Como há dias se celebrou o 5 de Outubro, vou hoje dar conta de dois acontecimentos de há 100 anos atrás, um de princípios de Agosto, outro de fins de Julho.
Os ouvintes estarão lembrados que eu tive alguma intervenção local na comemoração do centenário da República, uma intervenção crítica, como me parecia que era oportuno. O tema era para mim de especial importância por implicar com a infância da pequena que é hoje a Beata Alexandrina. Evoquei por isso factos graves, da responsabilidade dos fanáticos do novo regime. Mas o centenário dos mais desses factos ainda está a decorrer ou vem a caminho, pois tiveram lugar em 1911 ou 1912. O primeiro dos dois acontecimentos que vou evocar tem a ver com arrolamento dos bens das paróquias.
A República pretendia acabar com a Igreja e tomou gravosas medidas no sentido de alcançar este objectivo, como, entre outras, tentar privar os párocos de qualquer rendimento económico, para os dominar pela penúria.
Nos meus apontamentos anteriores, falei das igrejas pequeninas e antigas. A sua construção, manutenção e actualização foram tarefas custosíssimas para aquelas comunidades de tão poucos recursos. Mas era lá que praticavam os actos mais importantes da vida, como o baptizado, o casamento, e que finalmente eram sepultados, ou no seu adro. Ora a República, tiranicamente, sem apelo, nacionalizou-as todas.
Há um ano atrás, eu não conhecia nenhum dos documentos concretos dessas nacionalizações, os chamados arrolamentos. Hoje conheço um, o único que subsiste no concelho da Póvoa, creio eu, e que é o de Terroso. Começa assim:
Aos oito dias do mês de agosto do ano de 1911, nesta freguesia de Terroso, estando presentes os membros que compõem a comissão concelhia de inventário, senhores António dos Santos Graça, administrador e presidente, Mário da Silva Monteiro, servindo de secretário de finanças, e Domingos António Vieira da Silva, presidente da comissão paroquial respectiva, a fim de, de harmonia com o artigo sessenta e dois da Lei da Separação, se proceder ao arrolamento dos bens pertencentes às igrejas, como fez, principiando pela forma seguinte:Nº 1, bens imobiliários […].
Uma vez uma poveira referia-se a Santos Graça, com alguma ironia, como o democrata. Que democracia havia num acto destes?
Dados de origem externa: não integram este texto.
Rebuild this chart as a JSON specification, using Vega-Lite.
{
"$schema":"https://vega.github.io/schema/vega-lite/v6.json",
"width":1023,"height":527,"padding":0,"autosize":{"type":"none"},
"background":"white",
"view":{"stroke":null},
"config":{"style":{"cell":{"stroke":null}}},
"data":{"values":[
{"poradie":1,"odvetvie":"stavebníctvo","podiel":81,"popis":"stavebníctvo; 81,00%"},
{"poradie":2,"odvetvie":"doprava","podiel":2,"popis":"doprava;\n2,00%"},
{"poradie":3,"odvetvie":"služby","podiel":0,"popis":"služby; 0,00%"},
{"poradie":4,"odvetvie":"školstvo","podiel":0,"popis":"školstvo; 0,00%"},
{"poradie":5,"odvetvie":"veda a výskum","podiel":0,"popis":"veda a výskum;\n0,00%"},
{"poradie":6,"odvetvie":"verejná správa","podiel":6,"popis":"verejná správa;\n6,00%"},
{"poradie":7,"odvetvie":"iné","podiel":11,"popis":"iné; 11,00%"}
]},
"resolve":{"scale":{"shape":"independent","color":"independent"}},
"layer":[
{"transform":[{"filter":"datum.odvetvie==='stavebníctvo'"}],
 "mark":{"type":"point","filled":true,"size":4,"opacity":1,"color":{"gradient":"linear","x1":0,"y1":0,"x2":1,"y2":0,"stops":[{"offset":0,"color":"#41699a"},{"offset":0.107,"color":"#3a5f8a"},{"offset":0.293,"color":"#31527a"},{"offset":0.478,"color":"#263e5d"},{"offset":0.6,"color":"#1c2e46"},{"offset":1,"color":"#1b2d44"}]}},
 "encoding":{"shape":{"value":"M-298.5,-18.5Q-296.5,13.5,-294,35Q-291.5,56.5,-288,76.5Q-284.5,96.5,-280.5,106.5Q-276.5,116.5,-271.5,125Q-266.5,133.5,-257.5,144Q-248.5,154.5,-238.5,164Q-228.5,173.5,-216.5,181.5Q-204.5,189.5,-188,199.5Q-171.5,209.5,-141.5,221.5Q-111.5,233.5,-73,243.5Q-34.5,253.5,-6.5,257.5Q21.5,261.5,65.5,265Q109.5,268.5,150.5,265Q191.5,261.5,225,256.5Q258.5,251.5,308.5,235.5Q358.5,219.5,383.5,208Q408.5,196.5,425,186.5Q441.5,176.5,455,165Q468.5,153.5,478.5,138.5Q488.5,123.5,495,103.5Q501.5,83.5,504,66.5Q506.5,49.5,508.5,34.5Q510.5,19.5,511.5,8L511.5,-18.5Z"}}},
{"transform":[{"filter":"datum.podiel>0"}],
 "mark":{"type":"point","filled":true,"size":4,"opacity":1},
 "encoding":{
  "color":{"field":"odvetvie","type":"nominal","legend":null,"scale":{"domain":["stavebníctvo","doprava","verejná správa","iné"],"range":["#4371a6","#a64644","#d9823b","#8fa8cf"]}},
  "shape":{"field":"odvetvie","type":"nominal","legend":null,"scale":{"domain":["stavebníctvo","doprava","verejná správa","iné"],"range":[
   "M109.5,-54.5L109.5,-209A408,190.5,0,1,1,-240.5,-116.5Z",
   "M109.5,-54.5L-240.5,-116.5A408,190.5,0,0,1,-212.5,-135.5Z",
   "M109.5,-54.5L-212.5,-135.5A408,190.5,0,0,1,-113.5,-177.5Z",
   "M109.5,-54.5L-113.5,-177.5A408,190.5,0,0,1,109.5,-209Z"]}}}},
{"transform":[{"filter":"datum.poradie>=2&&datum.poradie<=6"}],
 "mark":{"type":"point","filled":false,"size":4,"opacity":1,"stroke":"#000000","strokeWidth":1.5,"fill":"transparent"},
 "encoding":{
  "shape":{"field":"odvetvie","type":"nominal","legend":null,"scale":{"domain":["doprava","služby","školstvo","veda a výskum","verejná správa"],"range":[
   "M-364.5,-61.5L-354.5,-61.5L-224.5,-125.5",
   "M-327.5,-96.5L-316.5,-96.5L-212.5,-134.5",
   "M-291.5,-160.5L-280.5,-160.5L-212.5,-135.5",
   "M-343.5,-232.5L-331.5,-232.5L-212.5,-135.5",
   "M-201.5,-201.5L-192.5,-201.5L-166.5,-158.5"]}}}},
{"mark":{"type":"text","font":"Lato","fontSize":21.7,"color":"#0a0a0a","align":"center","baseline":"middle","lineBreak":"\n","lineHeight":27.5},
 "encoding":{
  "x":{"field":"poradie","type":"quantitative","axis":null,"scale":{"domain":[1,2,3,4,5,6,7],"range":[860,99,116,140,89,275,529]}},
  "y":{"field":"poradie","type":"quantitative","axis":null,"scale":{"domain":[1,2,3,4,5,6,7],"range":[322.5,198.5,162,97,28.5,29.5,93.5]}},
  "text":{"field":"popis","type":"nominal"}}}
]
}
Não estava aqui a usurpação mais vil dum direito elementar?
E ele não vinha como funcionário que se limita a cumprir o que a autoridade lhe manda. Não, ele, como o documento afirma, era a autoridade, o administrador do concelho, um cargo que assumiu voluntariamente. Foi ele que levou a tribunal quatro vezes o jornal O Poveiro, foi ele que o censurou, que finalmente o silenciou e que expulsou o Prior da Póvoa.
A tirania dos arrolamentos era execrável. Mas num caso como o de Balasar então enchia as medidas. A igreja entrara ao culto no final de 1909, ainda inacabada, paga pelo povo da freguesia. Pois neste momento, ainda a cheirar a tinta, era nacionalizada.
Veja-se agora o que se tinha passado no Outeiro Maior uma semana antes da ida de Santos Graça a Terroso. Na pequena freguesia celebrava-se uma participada festa ao Coração de Jesus. No dia, de manhã, houvera comunhão geral e, de tarde, realizara-se uma procissão em honra do SS. Sacramento. Passo a ler uma notícia saída no semanário O Poveiro, o tal que era protegido pelo Prior.
Como que a pôr um embargo à alegria que todos sentiam no meio de tão linda e religiosa festividade, por ser a única que agrada e consola o coração do verdadeiro cristão e está no ânimo de todos os habitantes desta freguesia, apareceu um ofício do cidadão Administrador do Concelho de Vila do Conde, com a nota de “urgente”, que ao conhecer-se produziu o efeito de um frigidíssimo duche. Dizia assim:Tendo conhecimento de que nessa freguesia se costuma anualmente fazer umas práticas e confissões, sob a denominação de Coração de Jesus, tenho a dizer-lhe que tais práticas são proibidas e punidas por lei. Queira pois não consentir e participar-me, caso não sejam acatadas as minhas ordens. Saúde e fraternidade.Ao cidadão regedor da freguesia de Outeiro.Vila do Conde, 27 de Julho de 1911.O Administrador do Concelho – Luís da Silva Neves.
Que desastrado fervor republicano o dos administradores destes dois concelhos vizinhos! Então era “proibido e punido por lei” celebrar uma festa em honra do Sagrado Coração de Jesus?